There was some alarming congressional testimony on Wednesday, suggesting that ISIS and other Islamic terror groups could soon acquire the capability to launch drone strikes against American citizens.

The warning came from FBI Director Christopher Wray, among others: (H/T: Washington Free Beacon)

"We do know that terrorist organizations have an interest in using drones; we've seen that overseas already with some growing frequency and I think the expectation is it's coming here imminently," Wray testified before the Senate Homeland Security and Government Affairs Committee. "I think they are relatively easy to acquire, relatively easy to operate, and I think quite difficult to disrupt and monitor."

Nicholas Rasmussen, director of the National Counterterrorism Center, said terrorists could target American citizens using drones equipped with chemical weapons or small explosives the size of a grenade.

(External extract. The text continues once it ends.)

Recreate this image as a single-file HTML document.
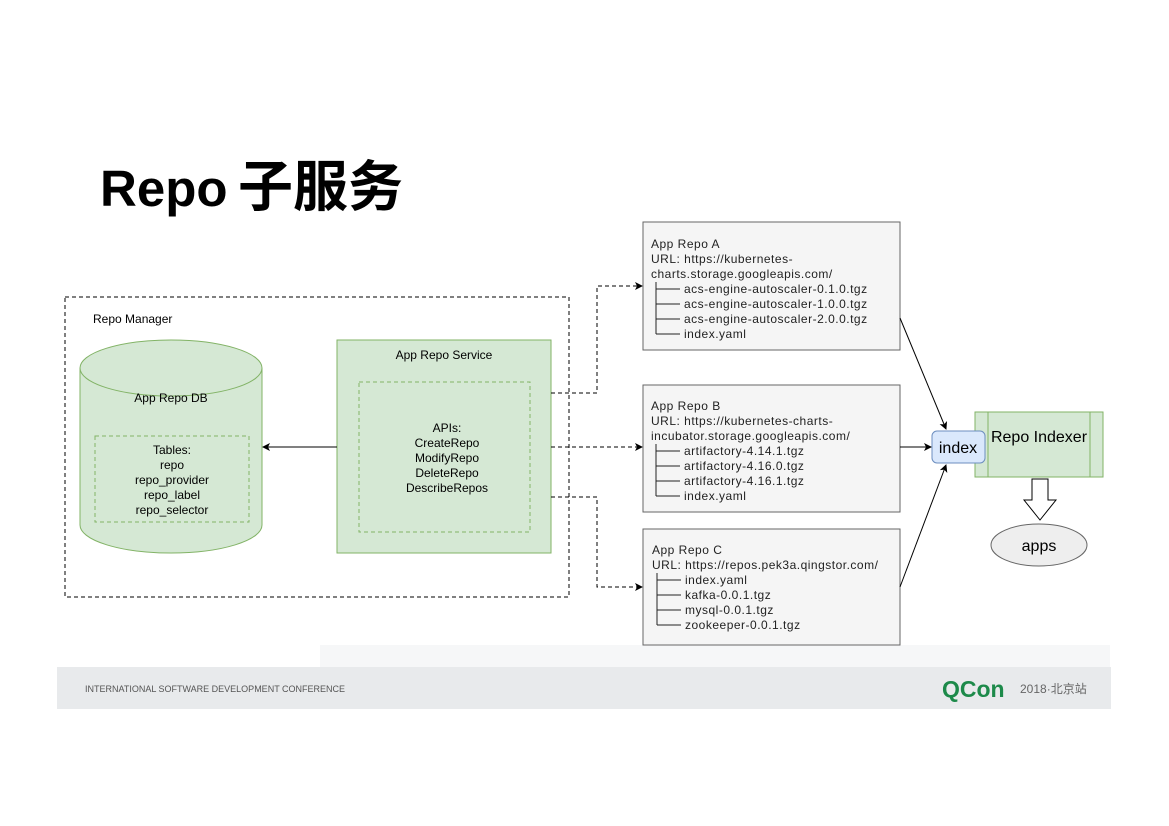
<!DOCTYPE html>
<html><head><meta charset="utf-8"><style>
body{margin:0;width:1169px;height:826px;background:#fff;overflow:hidden;position:relative;font-family:"Liberation Sans","Noto Sans CJK SC",sans-serif}
svg{position:absolute;left:0;top:0}
</style></head><body>
<svg width="1169" height="826" viewBox="0 0 1169 826" font-family="Liberation Sans, Noto Sans CJK SC, sans-serif">
<defs>
<marker id="a" markerWidth="8" markerHeight="8" refX="7" refY="4" orient="auto" markerUnits="userSpaceOnUse"><path d="M0,0 L8,4 L0,8 L2,4 z" fill="#000"/></marker>
</defs>
<rect x="320" y="645" width="790" height="22" fill="#f6f7f8"/>
<rect x="57" y="667" width="1054" height="42" fill="#e8eaec"/>
<text x="85" y="692" font-size="9" fill="#555">INTERNATIONAL SOFTWARE DEVELOPMENT CONFERENCE</text>
<text x="942" y="697" font-size="23" font-weight="bold" fill="#1d8a4a">QCon</text>
<text x="1020" y="693" font-size="12" fill="#666">2018·北京站</text>
<text x="100" y="206" font-size="51" font-weight="bold" fill="#000">Repo</text>
<text x="238" y="206" font-size="55" font-weight="bold" fill="#000">子服务</text>
<rect x="65" y="297" width="504" height="300" fill="none" stroke="#000" stroke-dasharray="4,3"/>
<text x="93" y="323" font-size="12">Repo Manager</text>
<path d="M80,368 L80,525 A91,28 0 0 0 262,525 L262,368" fill="#d5e8d4" stroke="#82b366"/>
<ellipse cx="171" cy="368" rx="91" ry="28" fill="#d5e8d4" stroke="#82b366"/>
<text x="171" y="402" font-size="12" text-anchor="middle">App Repo DB</text>
<rect x="95" y="436" width="154" height="86" fill="none" stroke="#82b366" stroke-dasharray="4,3"/>
<g font-size="12" text-anchor="middle"><text x="172" y="454">Tables:</text><text x="172" y="469">repo</text><text x="172" y="484">repo_provider</text><text x="172" y="499">repo_label</text><text x="172" y="514">repo_selector</text></g>
<rect x="337" y="340" width="214" height="213" fill="#d5e8d4" stroke="#82b366"/>
<text x="444" y="359" font-size="12" text-anchor="middle">App Repo Service</text>
<rect x="359" y="382" width="171" height="150" fill="none" stroke="#82b366" stroke-dasharray="4,3"/>
<g font-size="12" text-anchor="middle"><text x="447" y="432">APIs:</text><text x="447" y="447">CreateRepo</text><text x="447" y="462">ModifyRepo</text><text x="447" y="477">DeleteRepo</text><text x="447" y="492">DescribeRepos</text></g>
<line x1="337" y1="447" x2="263" y2="447" stroke="#000" marker-end="url(#a)"/>
<g fill="none" stroke="#000" stroke-dasharray="4,3">
<path d="M551,393 H597 V286 H642" marker-end="url(#a)"/>
<path d="M551,447 H642" marker-end="url(#a)"/>
<path d="M551,497 H597 V587 H642" marker-end="url(#a)"/>
</g>
<g fill="#f5f5f5" stroke="#666"><rect x="643" y="222" width="257" height="128"/><rect x="643" y="385" width="257" height="127"/><rect x="643" y="529" width="257" height="116"/></g>
<g font-size="12" fill="#222" letter-spacing="0.5">
<text x="651" y="248">App Repo A</text><text x="651" y="263">URL: https://kubernetes-</text><text x="651" y="278">charts.storage.googleapis.com/</text>
<text x="684" y="293">acs-engine-autoscaler-0.1.0.tgz</text><text x="684" y="308">acs-engine-autoscaler-1.0.0.tgz</text><text x="684" y="323">acs-engine-autoscaler-2.0.0.tgz</text><text x="684" y="338">index.yaml</text>
<text x="651" y="410">App Repo B</text><text x="651" y="425">URL: https://kubernetes-charts-</text><text x="651" y="440">incubator.storage.googleapis.com/</text>
<text x="684" y="455">artifactory-4.14.1.tgz</text><text x="684" y="470">artifactory-4.16.0.tgz</text><text x="684" y="485">artifactory-4.16.1.tgz</text><text x="684" y="500">index.yaml</text>
<text x="652" y="554">App Repo C</text><text x="652" y="569">URL: https://repos.pek3a.qingstor.com/</text>
<text x="685" y="584">index.yaml</text><text x="685" y="599">kafka-0.0.1.tgz</text><text x="685" y="614">mysql-0.0.1.tgz</text><text x="685" y="629">zookeeper-0.0.1.tgz</text>
</g>
<g stroke="#222" fill="none">
<path d="M656,282 V334 M656,289 H680 M656,304 H680 M656,319 H680 M656,334 H680"/>
<path d="M656,444 V496 M656,451 H680 M656,466 H680 M656,481 H680 M656,496 H680"/>
<path d="M657,573 V625 M657,580 H681 M657,595 H681 M657,610 H681 M657,625 H681"/>
</g>
<rect x="975" y="412" width="128" height="65" fill="#d5e8d4" stroke="#82b366"/>
<line x1="988" y1="412" x2="988" y2="477" stroke="#82b366"/><line x1="1090" y1="412" x2="1090" y2="477" stroke="#82b366"/>
<text x="1039" y="442" font-size="16" text-anchor="middle">Repo Indexer</text>
<rect x="932" y="431" width="53" height="32" rx="5" fill="#dae8fc" stroke="#6c8ebf"/>
<text x="958" y="453" font-size="16" text-anchor="middle">index</text>
<g stroke="#000" fill="none">
<line x1="900" y1="318" x2="946" y2="429" marker-end="url(#a)"/>
<line x1="900" y1="447" x2="931" y2="447" marker-end="url(#a)"/>
<line x1="900" y1="587" x2="946" y2="465" marker-end="url(#a)"/>
</g>
<path d="M1032,479 H1048 V500 H1056 L1040,520 L1024,500 H1032 Z" fill="#fff" stroke="#000"/>
<ellipse cx="1039" cy="545" rx="48" ry="21" fill="#eee" stroke="#666"/>
<text x="1039" y="551" font-size="16" text-anchor="middle">apps</text>
</svg>
</body></html>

To prepare for the threat, he said, counterterrorism agencies have established teams of intelligence experts who are dedicated full-time to examining the possible tactics and techniques of terrorists in possession of drones.

"Two years ago this was not a problem. One year ago this was an emerging problem. Now it's a real problem, and so we are quickly trying to up our game," Rasmussen testified Wednesday.

It would be bad enough if ISIS and other Islamic terror organizations were able to launch explosive drones, but if they had drones that could carry chemical weapons, it's a major problem for the rest of the world.

ISIS has already used drones against United States forces and United States-backed forces in Iraq and Syria. The U.S. has countered with "electronic jammers and other specialized equipment," although those haven't worked particularly well, according to The Los Angeles Times. The U.S.-backed forces find that it's more efficient to simply shoot down the drones.

The U.S. has made headway into crippling ISIS' drone capability through airstrikes, however there is still a major concern that the "proliferation of the inexpensive technology may allow terrorist groups to launch other aerial attacks around the globe," per The Los Angeles Times.

Additionally, al-Qaeda, the Taliban and Hezbollah already use drones for surveillance purposes. If ISIS were to develop the same kind of drone capability, it could be a truly scary situation.

Pentagon leaders ensured legislators that they are prepared, but would prefer to have all the resources necessary at their disposal in order to ensure that they can effectively hinder Islamic terrorists' efforts in developing warfare drones.